Warum engagieren Sie sich gerade für den Klimaschutz?
Die harten Erlebnisse in Singapur und England, da ist bei mir der Stecker umgedreht worden. Ich hab gedacht, es muss noch was anderes geben im Leben, es muss wichtigeres geben. Und ich bin einer, der viel gereist ist und viel gesehen hat, vor allem wunderschöne Natur. Ich hätte mich auch für Menschenrechte einsetzten können nachdem, was mir in Singapur passiert ist, aber mein großes Interesse gilt dem Klimaschutz.
Fußballer beschäftigen sich eher selten mit so einem Thema ...
Das ist noch das alte Stereotyp von Fußballern. Es ist nicht mehr so, dass Fußballer nichts in der Birne haben, schnelle Autos fahren und mit Scheuklappen durchs Leben laufen. Ich glaube, dass sich Fußballer heute schon mit anderen Themen beschäftigen und die Resonanz der Spieler auf mein Projekt war bisher nicht nur gut, sondern überragend. Aber wir holen uns natürlich schon Fußballer, die sich mit dem Klimaschutz identifizieren können. Aber alle Spieler, mit denen ich gesprochen habe, wollen auch die Botschaft rüberbringen und auch Vorbilder sein und Dinge in ihrem Leben ändern.
Da erste Spiel hatte der FC Global United ja schon beim Hallenturnier in Riesa Anfang des Jahres ....
Das war eine klasse Sache, wir haben den MSV Duisburg geschlagen, mit einer Mannschaft, die aus lauter alten Männern bestand, und sind immerhin Dritter geworden. Die Spieler wie Fredi Bobic haben sich auch außerhalb des Platzes ür die Sache sehr gut eingesetzt.
Wie geht es jetzt weiter mit dem Projekt?

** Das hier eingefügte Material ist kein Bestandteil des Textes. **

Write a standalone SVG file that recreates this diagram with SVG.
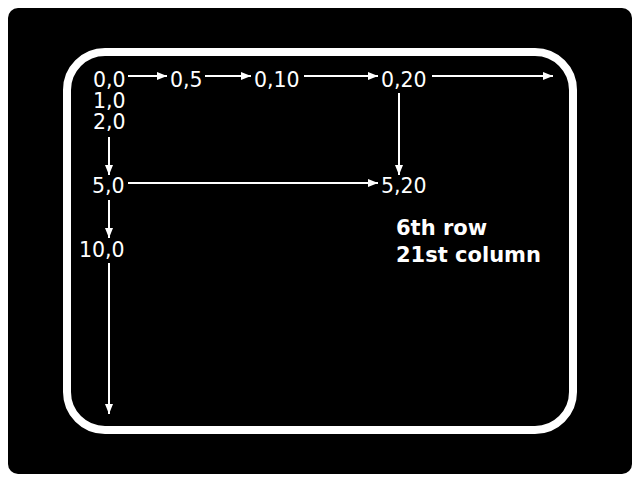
<svg xmlns="http://www.w3.org/2000/svg" width="640" height="482" viewBox="0 0 640 482">
<defs>
<style>
.t{font-family:"DejaVu Sans",sans-serif;font-size:20.5px;fill:#fff}
.b{font-family:"DejaVu Sans",sans-serif;font-size:21px;font-weight:bold;fill:#fff}
.c line{stroke:#fff;stroke-width:2;marker-end:url(#ah)}
</style>
<marker id="ah" markerUnits="userSpaceOnUse" markerWidth="10" markerHeight="8" refX="10" refY="4" orient="auto">
<path d="M0,0 L10,4 L0,8 z" fill="#fff"/>
</marker>
</defs>
<rect x="0" y="0" width="640" height="482" fill="#fff"/>
<rect x="8" y="8" width="624" height="466" rx="10" fill="#000"/>
<rect x="67" y="52" width="506" height="378" rx="38" fill="none" stroke="#fff" stroke-width="8"/>
<g id="n00"><text class="t" x="93" y="87">0,0</text></g>
<g id="n10"><text class="t" x="93" y="108">1,0</text></g>
<g id="n20"><text class="t" x="93" y="129">2,0</text></g>
<g id="n05"><text class="t" x="170" y="87">0,5</text></g>
<g id="n010"><text class="t" x="254" y="87">0,10</text></g>
<g id="n020"><text class="t" x="381" y="87">0,20</text></g>
<g id="n50"><text class="t" x="92" y="193">5,0</text></g>
<g id="n520"><text class="t" x="381" y="193">5,20</text></g>
<g id="n100"><text class="t" x="79" y="257">10,0</text></g>
<g id="note"><text class="b" x="396" y="235">6th row</text><text class="b" x="396" y="262">21st column</text></g>
<g class="c" id="connectors">
<line x1="128" y1="76" x2="167" y2="76"/>
<line x1="205" y1="76" x2="251" y2="76"/>
<line x1="304" y1="76" x2="378" y2="76"/>
<line x1="432" y1="76" x2="553" y2="76"/>
<line x1="399" y1="93" x2="399" y2="175"/>
<line x1="109" y1="137" x2="109" y2="175"/>
<line x1="128" y1="183" x2="378" y2="183"/>
<line x1="109" y1="200" x2="109" y2="238"/>
<line x1="109" y1="263" x2="109" y2="414"/>
</g>
</svg>
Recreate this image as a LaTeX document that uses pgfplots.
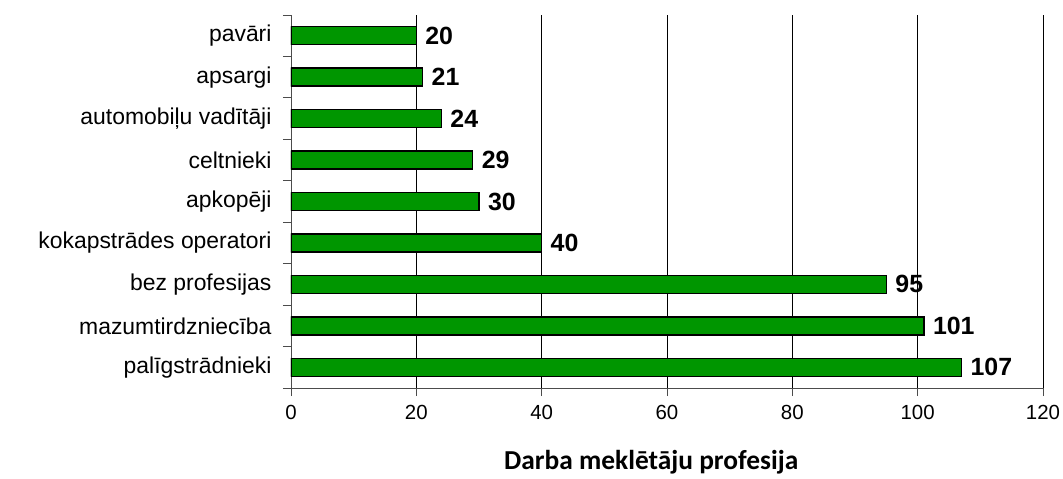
\documentclass[border=0pt]{standalone}
\usepackage{fontspec}
\setmainfont{Liberation Sans}
\newfontfamily\carlito{Carlito}
\usepackage{pgfplots}
\pgfplotsset{compat=1.18}
\definecolor{barg}{RGB}{0,150,0}
\begin{document}
\begin{tikzpicture}
\begin{axis}[
  at={(0,0)}, anchor=south west,
  scale only axis, width=752bp, height=373bp,
  xbar, bar width=18bp,
  xmin=0, xmax=120, ymin=-0.5, ymax=8.5,
  xtick={0,20,...,120},
  ytick={-0.5,0.5,1.5,2.5,3.5,4.5,5.5,6.5,7.5,8.5},
  y tick label as interval,
  yticklabels={palīgstrādnieki, mazumtirdzniecība, bez profesijas, kokapstrādes operatori, apkopēji, celtnieki, automobiļu vadītāji, apsargi, pavāri},
  axis x line*=bottom, axis y line*=left,
  axis line style={black!70, line width=0.8bp, -},
  tick align=outside, major tick length=8bp,
  tick style={black!70, line width=0.8bp},
  xmajorgrids, grid style={black, line width=0.7bp},
  xticklabel style={font=\fontsize{20.5}{24}\selectfont, yshift=-6bp},
  yticklabel style={font=\fontsize{23}{27}\selectfont, xshift=-8bp},
  /pgf/number format/assume math mode=true,
  nodes near coords, point meta=x,
  nodes near coords style={font=\fontsize{25}{28}\selectfont\bfseries, anchor=west, xshift=5bp},
  xlabel={Darba meklētāju profesija},
  xlabel style={font=\carlito\fontsize{27.5}{31}\selectfont\bfseries, at={(axis description cs:0.479,0)}, anchor=center, yshift=-74bp},
]
\addplot[fill=barg, draw=black, line width=1.5bp] coordinates {(107,0) (101,1) (95,2) (40,3) (30,4) (29,5) (24,6) (21,7) (20,8)};
\end{axis}
\pgfresetboundingbox
\useasboundingbox (-291bp,-91bp) rectangle (772bp,388bp);
\end{tikzpicture}
\end{document}
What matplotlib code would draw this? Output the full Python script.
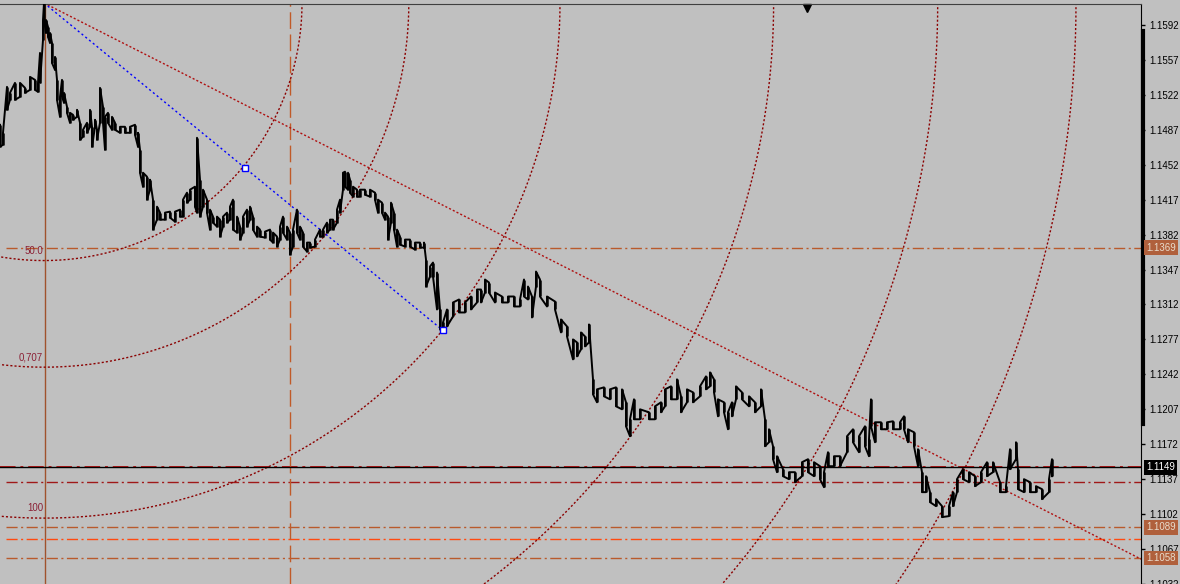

Am 22. April ist Earth Day. Da werden wir wahrscheinlich ein Turnier spielen gegen die Mannschaft des Vatikans. Dann sind wir zur Vorbereitung des Weltklimagipfels in Bonn und spielen gegen eine deutsche Mannschaft. Dann sind wir in Norwegen, in Oslo und Spitzbergen. Hauptevent ist aber Anfang Dezember der Weltklimagipfel in Kopenhagen, das ist für mich der wichtigste Termin, dort können wir nicht nur unser Projekt vorstellen, sondern auch mit Politikern, Staatsmännern und -frauen reden und das wird eine sehr wichtige Angelegenheit für uns.